Review: The Intern

Putting together some Academy award-winning stars in a comedy situation is definitely not new or unique, it’s also not an idea that works every time. This time around those Oscar winners are Anne Hathaway and big hitter and legend Robert De Niro, Hathaway is Jules Ostin the creator of an online fashion website/retailer who (as per usual in a film such as this with any professional women) is struggling to have it all, kid/husband/career/success/happiness/sanity? Whereas De Niro plays Ben Whittaker, the widower/retiree who just can’t seem to fill his days no matter how much he does, until he stumbles upon an ad for senior-citizen interns, and so it begins. A story of an unusual situation through which blossoms an usual friendship.

Neither of these actors are strangers to comedy, they may do a fantastic job with serious meaty roles but they can also bring the laughs and deliver one-liners like the pro’s that they are. This isn’t a laugh a minute comedy, or a sickly sweet story, it is charming and clever and current, it is both comedy and heartwarming at the same time which is very rarely pulled off. De Niro’s Ben is relentlessly helpful, an old-fashioned gentleman that everyone is sure to love, especially watching him figure out how to use Facebook, rather than kill or threaten anyone which is an entertaining contrast. Whereas Hathaway’s Jules is hinting back to the days of Prada and Princesses, her comedy roots are undeniable despite her winning an Oscar for one of the most serious roles for women created, she’s gone from Princess Diaries to Ella Enchanted to Get Smart to Bride Wars to Love & Other Drugs to One Day, Hathaway can do comedy no question. Playing Jules is just another example to that fact, smart, sarcastic and bright whose character like Ben will appeal to audiences. As well as her daughter Paige played by first time actress JoJo Kushner who is utterly adorable while completely arrogant in the way you can only love in a child.
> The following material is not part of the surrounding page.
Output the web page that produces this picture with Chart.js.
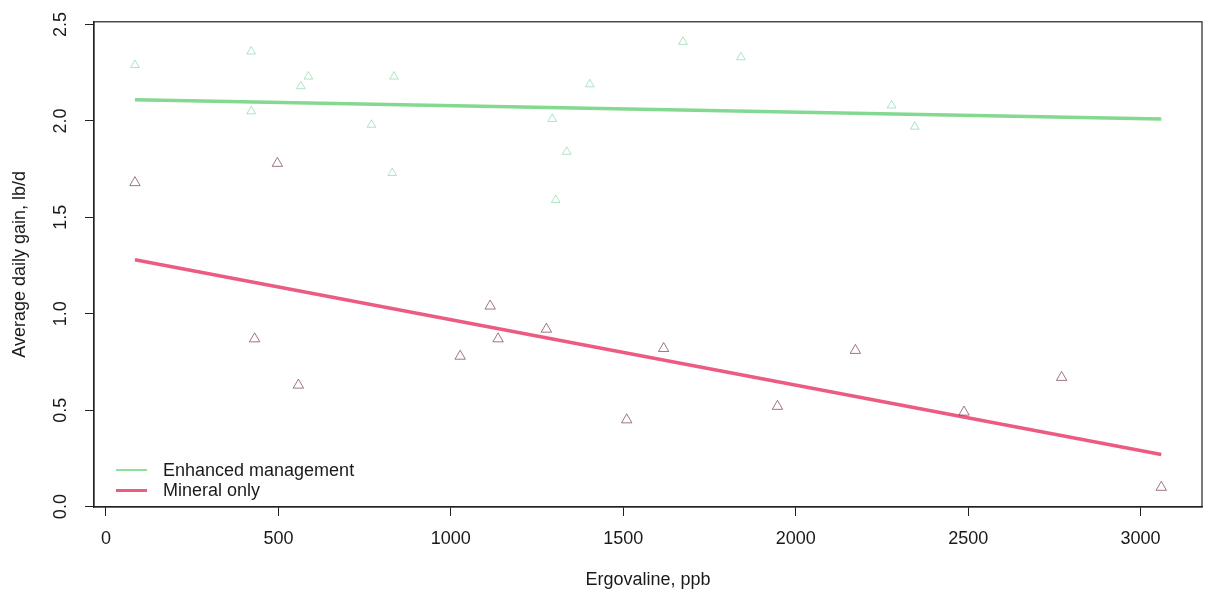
<!DOCTYPE html>
<html>
<head>
<meta charset="utf-8">
<script src="https://cdn.jsdelivr.net/npm/chart.js@4.4.1/dist/chart.umd.min.js"></script>
<style>
    body { margin: 0; background: #ffffff; }
    #wrap { position: relative; width: 1209px; height: 592px; }
    #legend {
        position: absolute;
        left: 116px;
        top: 460px;
        font-family: "Liberation Sans", Arial, sans-serif;
        font-size: 18px;
        color: #1a1a1a;
        line-height: 20px;
    }
    #legend .item { display: flex; align-items: center; height: 20px; }
    #legend .swatch { display: inline-block; width: 31px; margin-right: 16px; }
    #legend .green { height: 2px; background: #8fe09c; }
    #legend .red { height: 3px; background: #ec5c80; }
</style>
</head>
<body>
<div id="wrap">
    <canvas id="adg-chart"></canvas>
    <div id="legend">
        <div class="item"><span class="swatch green"></span>Enhanced management</div>
        <div class="item"><span class="swatch red"></span>Mineral only</div>
    </div>
</div>
<script>
// values
var mineralX = [84, 431, 497, 558, 1027, 1114, 1137, 1277, 1510, 1617, 1947, 2173, 2488, 2771, 3060];
var mineralY = [1.68, 0.87, 1.78, 0.63, 0.78, 1.04, 0.87, 0.92, 0.45, 0.82, 0.52, 0.81, 0.49, 0.67, 0.10];

var enhancedX = [84, 421, 421, 565, 587, 770, 830, 835, 1294, 1304, 1336, 1403, 1673, 1841, 2278, 2345];
var enhancedY = [2.29, 2.36, 2.05, 2.18, 2.23, 1.98, 1.73, 2.23, 2.01, 1.59, 1.84, 2.19, 2.41, 2.33, 2.08, 1.97];

// fitted lines (end points)
var enhancedFitX = [84, 3060];
var enhancedFitY = [2.11, 2.01];
var mineralFitX = [84, 3060];
var mineralFitY = [1.28, 0.27];

var xTicks = [0, 500, 1000, 1500, 2000, 2500, 3000];
var yTicks = [0, 0.5, 1.0, 1.5, 2.0, 2.5];

function toPoints(xs, ys) {
    return xs.map(function (x, i) { return { x: x, y: ys[i] }; });
}

var axisFont = { family: "'Liberation Sans', Arial, sans-serif", size: 18 };
var inkColor = "#1a1a1a";

// R style box round the plot area
var boxPlugin = {
    id: "plotBox",
    afterDraw: function (chart) {
        var a = chart.chartArea;
        var ctx = chart.ctx;
        ctx.save();
        ctx.strokeStyle = "#222222";
        ctx.lineWidth = 1.2;
        ctx.strokeRect(a.left, a.top, a.right - a.left, a.bottom - a.top);
        ctx.restore();
    }
};

new Chart(
    document.getElementById("adg-chart"),
    {
        type: "scatter",
        data: {
            datasets: [
                {
                    label: "Enhanced management",
                    data: toPoints(enhancedX, enhancedY),
                    pointStyle: "triangle",
                    pointRadius: 5,
                    borderWidth: 1,
                    borderColor: "rgba(110, 205, 150, 0.55)",
                    backgroundColor: "rgba(0, 0, 0, 0)"
                },
                {
                    label: "Mineral only",
                    data: toPoints(mineralX, mineralY),
                    pointStyle: "triangle",
                    pointRadius: 6,
                    borderWidth: 1,
                    borderColor: "rgba(120, 60, 80, 0.7)",
                    backgroundColor: "rgba(0, 0, 0, 0)"
                },
                {
                    label: "Enhanced fit",
                    type: "line",
                    data: toPoints(enhancedFitX, enhancedFitY),
                    borderColor: "#84d990",
                    borderWidth: 3.5,
                    pointRadius: 0,
                    fill: false
                },
                {
                    label: "Mineral fit",
                    type: "line",
                    data: toPoints(mineralFitX, mineralFitY),
                    borderColor: "#ec5c80",
                    borderWidth: 3.5,
                    pointRadius: 0,
                    fill: false
                }
            ]
        },
        options: {
            responsive: true,
            maintainAspectRatio: false,
            animation: false,
            layout: {
                padding: { top: 19, right: 3, left: 0, bottom: 0 }
            },
            scales: {
                x: {
                    type: "linear",
                    min: -34.7,
                    max: 3178,
                    afterBuildTicks: function (axis) {
                        axis.ticks = xTicks.map(function (v) { return { value: v }; });
                    },
                    afterFit: function (axis) { axis.height = 85; },
                    grid: { drawOnChartArea: false, drawTicks: true, tickLength: 9, color: "#222222" },
                    border: { display: true, color: "#222222", width: 1.2 },
                    ticks: {
                        font: axisFont,
                        color: inkColor,
                        padding: 12,
                        maxRotation: 0,
                        callback: function (v) { return String(v); }
                    },
                    title: {
                        display: true,
                        text: "Ergovaline, ppb",
                        font: axisFont,
                        color: inkColor,
                        padding: { top: 0, bottom: 1 }
                    }
                },
                y: {
                    type: "linear",
                    min: -0.002,
                    max: 2.514,
                    afterBuildTicks: function (axis) {
                        axis.ticks = yTicks.map(function (v) { return { value: v }; });
                    },
                    afterFit: function (axis) { axis.width = 94; },
                    grid: { drawOnChartArea: false, drawTicks: true, tickLength: 9, color: "#222222" },
                    border: { display: true, color: "#222222", width: 1.2 },
                    ticks: {
                        font: axisFont,
                        color: inkColor,
                        padding: 11,
                        minRotation: 90,
                        maxRotation: 90,
                        crossAlign: "center",
                        callback: function (v) { return v.toFixed(1); }
                    },
                    title: {
                        display: true,
                        text: "Average daily gain, lb/d",
                        font: axisFont,
                        color: inkColor,
                        padding: { top: 9, bottom: 0 }
                    }
                }
            },
            plugins: {
                legend: { display: false },
                tooltip: { enabled: false }
            }
        },
        plugins: [boxPlugin]
    }
);
</script>
</body>
</html>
The whole cast creates a great team in this film which is exactly the type of atmosphere it creates, starting with Adam DeVine (Pitch Perfect, Workaholics) as the clueless 21st century man who knows nothing about women but is willing to learn when Ben comes along. Christina Scherer as the over-worked and deathly stressed assistant who is ready to burst at any moment, also known as Becky who just wants to do a good job, fairly unknown of an actress after this film it would definitely be great to see her in other things. Andrew Rannells of acclaimed (but in my opinion widely overrated) series Girls, as the sensible one who is entertaining but I have nothing to scream about with this one. Zack Pearlman and Jason Orley as the nerd backup to DeVine do a fantastic job. Rene Russo is even great as the over friendly in-house masseuse and love interest. The only person who creates a problem with my statement of this being a great team cast is Anders Holm (Mindy Project, Workaholics) his acting is like something from an advert, it’s overly cheesy and slightly fake, his character is almost irritating which is a shame as he’s the only weak link.

Nancy Meyers knows how to work with big stars; Meryl Streep, Jack Nicholson, Diane Keaton, Steve Martin, Kate Winslet, Alec Baldwin; she has yet to direct a film that doesn’t involve some very famous faces. Her films are dependable and a comforting friend, they are not the risk taker with phenomenal results, but there’s not much call for risk taking versions of films like this, I’m not even sure what that would look like. They are predictable and yet you still want to see what will happen, really it’s a film I find hard to describe because it’s enjoyable and it’s great to watch and yet it’s not an instant one to rave about. It’s an utterly like-able film with a great cast and a great story, but one that if you don’t see it you haven’t actually missed out on an awful lot.